Yuga is a 2006 Indian Tamil-language science fiction thriller film directed by Yaar Kannan and starring Nassar, Richard, Manikandan, Swarnamalya, Sukumar, Jai, Raja, Santhoshi, and Bharathi. The film was produced by fifty film technicians.

== Soundtrack ==
The music was composed by Dhina.

| Song | Singers | Lyrics |
| "Oolala Olala" | Suchitra, Dev Prakash, Harish Raghavendra | Pa. Vijay |
| "Orangattu" | Aishwarya, Silambarasan |
| "Pada Pada" | Anuradha Sriram |
| "Theendava" | Mathangi |
| "Yugaa" | Karthik |

== Reception ==
S. Sudha of Rediff.com gave the film a rating of two-and-a-half out of five stars and wrote that "On the whole, a commendable effort, considering it was completed with great difficulty". Malini Mannath of Chennai Online stated that "'Yuga' neither excites nor entertains". A critic from Cinesouth wrote that "This is not a film on love, lust or gangsterism.

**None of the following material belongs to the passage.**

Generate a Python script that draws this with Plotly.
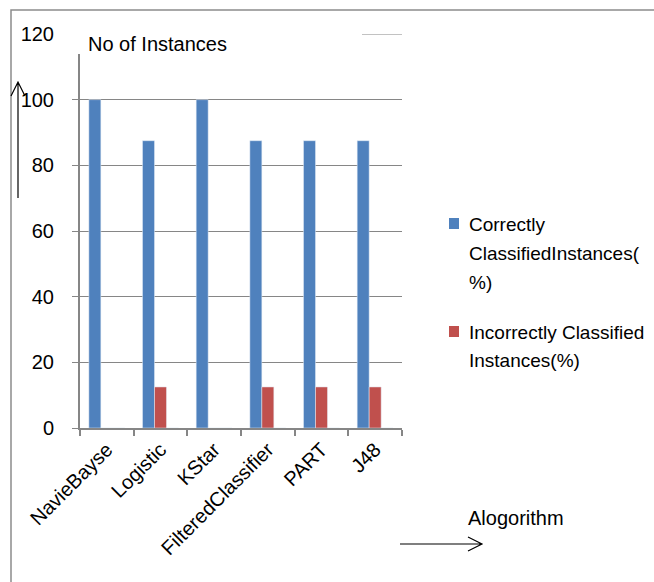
import plotly.graph_objects as go

categories = ["NavieBayse", "Logistic", "KStar", "FilteredClassifier", "PART", "J48"]
correct = [100, 87.5, 100, 87.5, 87.5, 87.5]
incorrect = [0, 12.5, 0, 12.5, 12.5, 12.5]
third = [0, 0, 0, 0, 0, 0]
y_ticks = [0, 20, 40, 60, 80, 100, 120]

W, H = 654, 582
L, R, T, B = 80, 402, 34, 428
FONT = "Liberation Sans"
FS = 20


def px(x):
    return (x - L) / (R - L)


def py(y):
    return (B - y) / (B - T)


fig = go.Figure()
fig.add_trace(go.Bar(x=categories, y=correct, marker_color="#4F81BD",
                     name="Correctly ClassifiedInstances(%)", showlegend=False))
fig.add_trace(go.Bar(x=categories, y=incorrect, marker_color="#C0504D",
                     name="Incorrectly Classified Instances(%)", showlegend=False))
fig.add_trace(go.Bar(x=categories, y=third, marker_color="#9BBB59",
                     showlegend=False, hoverinfo="skip"))

fig.update_layout(
    width=W, height=H,
    margin=dict(l=L, r=W - R, t=T, b=H - B, pad=0),
    paper_bgcolor="white", plot_bgcolor="white",
    barmode="group", bargap=0.33, bargroupgap=0,
    font=dict(family=FONT, size=FS, color="black"),
)
fig.update_xaxes(
    type="category", tickson="boundaries", ticks="outside", ticklen=6,
    tickcolor="#868686", tickwidth=2, showline=True, linecolor="#868686",
    linewidth=2, tickangle=-45, showgrid=False,
    tickfont=dict(family=FONT, size=FS, color="black"),
)
fig.update_yaxes(
    range=[0, 120], tickvals=y_ticks, ticks="outside", ticklen=6,
    tickcolor="#868686", tickwidth=1, showline=True, linecolor="#868686",
    linewidth=2, showgrid=True, gridcolor="#868686", gridwidth=1,
    zeroline=False, ticklabelstandoff=14,
    tickfont=dict(family=FONT, size=FS, color="black"),
)

shapes = []
# white box behind title covering part of top gridline & axis
shapes.append(dict(type="rect", xref="paper", yref="paper",
                   x0=px(70), x1=px(360), y0=py(54), y1=py(26),
                   fillcolor="white", line=dict(width=0), layer="above"))
# visible end of the top (120) gridline
shapes.append(dict(type="line", xref="paper", yref="y",
                   x0=px(362), x1=1, y0=120, y1=120,
                   line=dict(color="#868686", width=1), layer="above"))
# outer border
shapes.append(dict(type="rect", xref="paper", yref="paper",
                   x0=px(11), x1=px(670), y0=py(600), y1=py(10),
                   line=dict(color="#8c8c8c", width=1.5), layer="above"))
# vertical arrow
shapes.append(dict(type="path", xref="paper", yref="paper",
                   path=f"M {px(18)} {py(198)} L {px(18)} {py(82)} "
                        f"M {px(11)} {py(96)} L {px(18)} {py(82)} L {px(25)} {py(96)}",
                   line=dict(color="black", width=1.2), layer="above"))
# horizontal arrow
shapes.append(dict(type="path", xref="paper", yref="paper",
                   path=f"M {px(400)} {py(544)} L {px(482)} {py(544)} "
                        f"M {px(468)} {py(537)} L {px(482)} {py(544)} L {px(468)} {py(551)}",
                   line=dict(color="black", width=1.2), layer="above"))
# legend squares
shapes.append(dict(type="rect", xref="paper", yref="paper",
                   x0=px(449), x1=px(459), y0=py(229), y1=py(218),
                   fillcolor="#4F81BD", line=dict(width=0)))
shapes.append(dict(type="rect", xref="paper", yref="paper",
                   x0=px(449), x1=px(459), y0=py(337), y1=py(326),
                   fillcolor="#C0504D", line=dict(width=0)))
fig.update_layout(shapes=shapes)


def txt(t, x, y, anchor="left", size=FS):
    fig.add_annotation(text=t, xref="paper", yref="paper", x=px(x), y=py(y),
                       xanchor=anchor, yanchor="middle", showarrow=False,
                       font=dict(family=FONT, size=size, color="black"))


txt("No of Instances", 86, 44)
txt("Correctly", 467, 224, size=19)
txt("ClassifiedInstances(", 467, 253, size=19)
txt("%)", 467, 282, size=19)
txt("Incorrectly Classified", 467, 332, size=19)
txt("Instances(%)", 467, 360, size=19)
txt("Alogorithm", 466, 518)

fig.write_html("out.html", config={"displayModeBar": False},
               post_script="document.body.style.margin='0';document.body.style.overflow='hidden';")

Such an ad propels one to buy a ticket and hasten to see what this new type of film could be. A little bit of 'wow,' and a little bit of yawn is what it turns out to be". Lajjavathi of Kalki wrote the director wants to add the supernatural to the scientific subject, but the science gets spoiled in the beginning as it is not tied properly.